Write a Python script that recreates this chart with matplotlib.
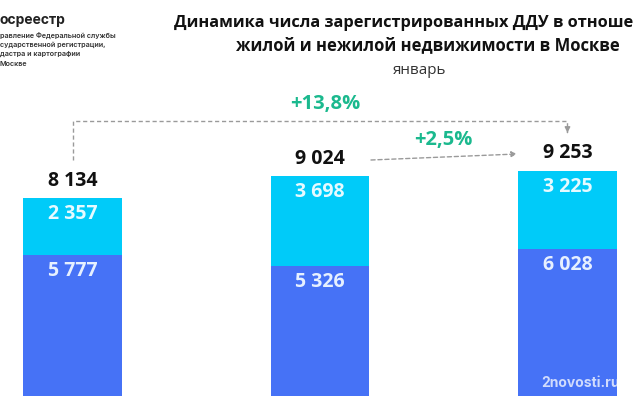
import matplotlib
matplotlib.use("Agg")
import matplotlib.pyplot as plt

# Data
categories = ["январь 2022", "январь 2023", "январь 2024"]
nonresidential = [2357, 3698, 3225]
residential = [5777, 5326, 6028]
totals = [8134, 9024, 9253]
growth_labels = ["+13,8%", "+2,5%"]

def fmt(v):
    return f"{v:,}".replace(",", " ")

C_LIGHT = "#00CBF9"
C_DARK = "#4672F6"
C_GREEN = "#1BB98E"
C_GRAY = "#9A9A9A"

plt.rcParams['font.family'] = ['Open Sans', 'DejaVu Sans']

fig = plt.figure(figsize=(6.4, 4.0), dpi=100)
ax = fig.add_axes([0, 0.01, 1, 0.99])
ax.set_xlim(-0.293, 2.293)
ax.set_ylim(0, 16270)
ax.axis("off")

x = list(range(len(categories)))
ax.bar(x, residential, width=0.4, color=C_DARK)
ax.bar(x, nonresidential, width=0.4, bottom=residential, color=C_LIGHT)

for i in x:
    ax.text(i, totals[i] + 720, fmt(totals[i]), ha="center", va="center",
            fontsize=14, fontweight="bold", color="#111111")
    ax.text(i, totals[i] - 660, fmt(nonresidential[i]), ha="center", va="center",
            fontsize=14, fontweight="bold", color="#E6FAFF")
    ax.text(i, residential[i] - 660, fmt(residential[i]), ha="center", va="center",
            fontsize=14, fontweight="bold", color="#E6F0FF")

# Long dashed connector from bar 1 to bar 3
ax.plot([0, 0, 2, 2], [9700, 11300, 11300, 10900], color=C_GRAY, lw=1.0,
        ls=(0, (3, 2)))
ax.annotate("", xy=(2, 10700), xytext=(2, 10950),
            arrowprops=dict(arrowstyle="-|>", color=C_GRAY, lw=1.0,
                            mutation_scale=8))
ax.text(1.02, 12000, growth_labels[0], ha="center", va="center",
        fontsize=14.5, fontweight="bold", color=C_GREEN)

# Short dashed arrow from bar 2 to bar 3
ax.annotate("", xy=(1.796, 9943), xytext=(1.206, 9696),
            arrowprops=dict(arrowstyle="-|>", color=C_GRAY, lw=1.0,
                            ls=(0, (3, 2)), mutation_scale=8,
                            shrinkA=0, shrinkB=0))
ax.text(1.497, 10520, growth_labels[1], ha="center", va="center",
        fontsize=14.5, fontweight="bold", color=C_GREEN)

# Title
fig.text(174 / 640, 1 - 23 / 400, "Динамика числа зарегистрированных ДДУ в отноше",
         ha="left", va="center", fontsize=11.8, fontweight="bold", color="#111111")
fig.text(428 / 640, 1 - 45 / 400, "жилой и нежилой недвижимости в Москве",
         ha="center", va="center", fontsize=12, fontweight="bold", color="#111111")
fig.text(420 / 640, 1 - 70 / 400, "январь", ha="center", va="center",
         fontsize=11, color="#333333")

# Logo text
logo_font = ['Inter', 'DejaVu Sans']
fig.text(0, 1 - 20 / 400, "осреестр", ha="left", va="center", fontsize=10,
         fontweight="bold", color="#222222", family=logo_font)
for j, line in enumerate(["равление Федеральной службы", "сударственной регистрации,",
                          "дастра и картографии", "Москве"]):
    fig.text(0, 1 - (35 + j * 9.5) / 400, line, ha="left", va="center",
             fontsize=5.2, fontweight="semibold", color="#333333", family=logo_font)

# Watermark
fig.text(541 / 640, 1 - 383 / 400, "2novosti.ru", ha="left", va="center",
         fontsize=10, fontweight="bold", color="white", alpha=0.75, family=logo_font)

fig.savefig("out.png", dpi=100)
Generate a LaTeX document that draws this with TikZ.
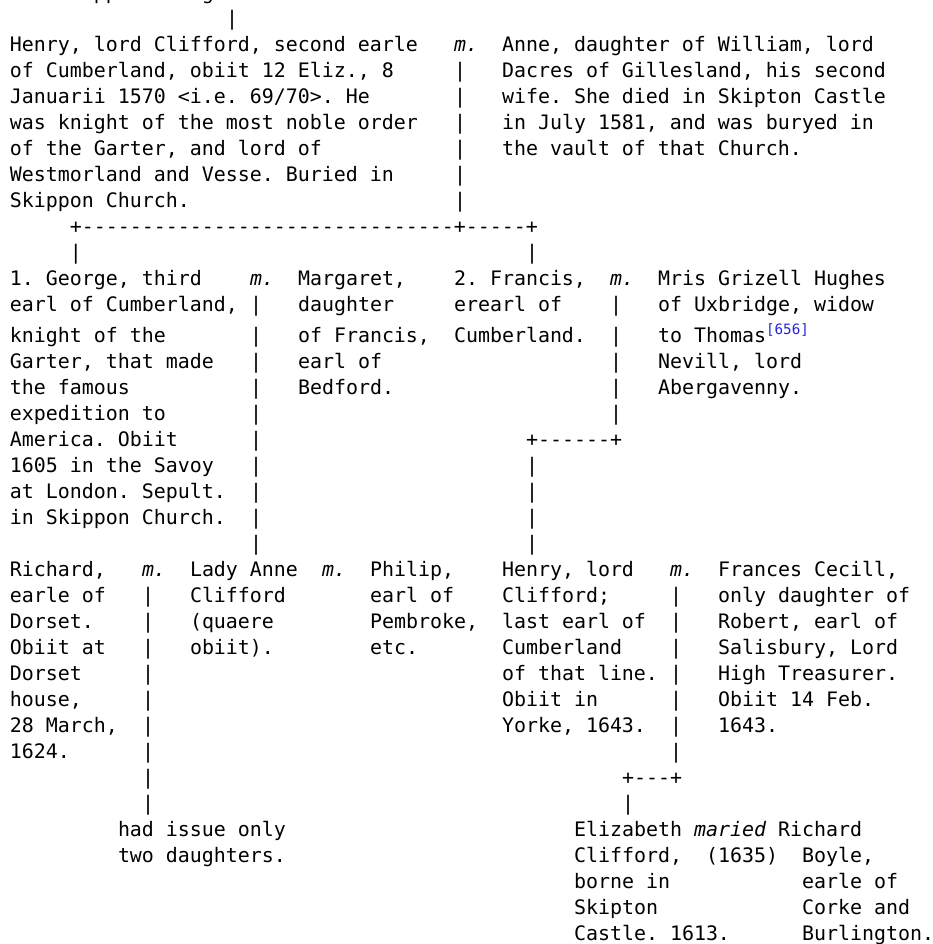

EXERCISE — Leave images out of the retyped records; keep all else exact.

EXERCISE SOLUTION —
Write a Python script that recreates this chart with matplotlib.
import matplotlib
matplotlib.use("Agg")
import matplotlib.pyplot as plt

# Data
categories = ["январь 2022", "январь 2023", "январь 2024"]
nonresidential = [2357, 3698, 3225]
residential = [5777, 5326, 6028]
totals = [8134, 9024, 9253]
growth_labels = ["+13,8%", "+2,5%"]

def fmt(v):
    return f"{v:,}".replace(",", " ")

C_LIGHT = "#00CBF9"
C_DARK = "#4672F6"
C_GREEN = "#1BB98E"
C_GRAY = "#9A9A9A"

plt.rcParams['font.family'] = ['Open Sans', 'DejaVu Sans']

fig = plt.figure(figsize=(6.4, 4.0), dpi=100)
ax = fig.add_axes([0, 0.01, 1, 0.99])
ax.set_xlim(-0.293, 2.293)
ax.set_ylim(0, 16270)
ax.axis("off")

x = list(range(len(categories)))
ax.bar(x, residential, width=0.4, color=C_DARK)
ax.bar(x, nonresidential, width=0.4, bottom=residential, color=C_LIGHT)

for i in x:
    ax.text(i, totals[i] + 720, fmt(totals[i]), ha="center", va="center",
            fontsize=14, fontweight="bold", color="#111111")
    ax.text(i, totals[i] - 660, fmt(nonresidential[i]), ha="center", va="center",
            fontsize=14, fontweight="bold", color="#E6FAFF")
    ax.text(i, residential[i] - 660, fmt(residential[i]), ha="center", va="center",
            fontsize=14, fontweight="bold", color="#E6F0FF")

# Long dashed connector from bar 1 to bar 3
ax.plot([0, 0, 2, 2], [9700, 11300, 11300, 10900], color=C_GRAY, lw=1.0,
        ls=(0, (3, 2)))
ax.annotate("", xy=(2, 10700), xytext=(2, 10950),
            arrowprops=dict(arrowstyle="-|>", color=C_GRAY, lw=1.0,
                            mutation_scale=8))
ax.text(1.02, 12000, growth_labels[0], ha="center", va="center",
        fontsize=14.5, fontweight="bold", color=C_GREEN)

# Short dashed arrow from bar 2 to bar 3
ax.annotate("", xy=(1.796, 9943), xytext=(1.206, 9696),
            arrowprops=dict(arrowstyle="-|>", color=C_GRAY, lw=1.0,
                            ls=(0, (3, 2)), mutation_scale=8,
                            shrinkA=0, shrinkB=0))
ax.text(1.497, 10520, growth_labels[1], ha="center", va="center",
        fontsize=14.5, fontweight="bold", color=C_GREEN)

# Title
fig.text(174 / 640, 1 - 23 / 400, "Динамика числа зарегистрированных ДДУ в отноше",
         ha="left", va="center", fontsize=11.8, fontweight="bold", color="#111111")
fig.text(428 / 640, 1 - 45 / 400, "жилой и нежилой недвижимости в Москве",
         ha="center", va="center", fontsize=12, fontweight="bold", color="#111111")
fig.text(420 / 640, 1 - 70 / 400, "январь", ha="center", va="center",
         fontsize=11, color="#333333")

# Logo text
logo_font = ['Inter', 'DejaVu Sans']
fig.text(0, 1 - 20 / 400, "осреестр", ha="left", va="center", fontsize=10,
         fontweight="bold", color="#222222", family=logo_font)
for j, line in enumerate(["равление Федеральной службы", "сударственной регистрации,",
                          "дастра и картографии", "Москве"]):
    fig.text(0, 1 - (35 + j * 9.5) / 400, line, ha="left", va="center",
             fontsize=5.2, fontweight="semibold", color="#333333", family=logo_font)

# Watermark
fig.text(541 / 640, 1 - 383 / 400, "2novosti.ru", ha="left", va="center",
         fontsize=10, fontweight="bold", color="white", alpha=0.75, family=logo_font)

fig.savefig("out.png", dpi=100)
Generate a LaTeX document that draws this with TikZ.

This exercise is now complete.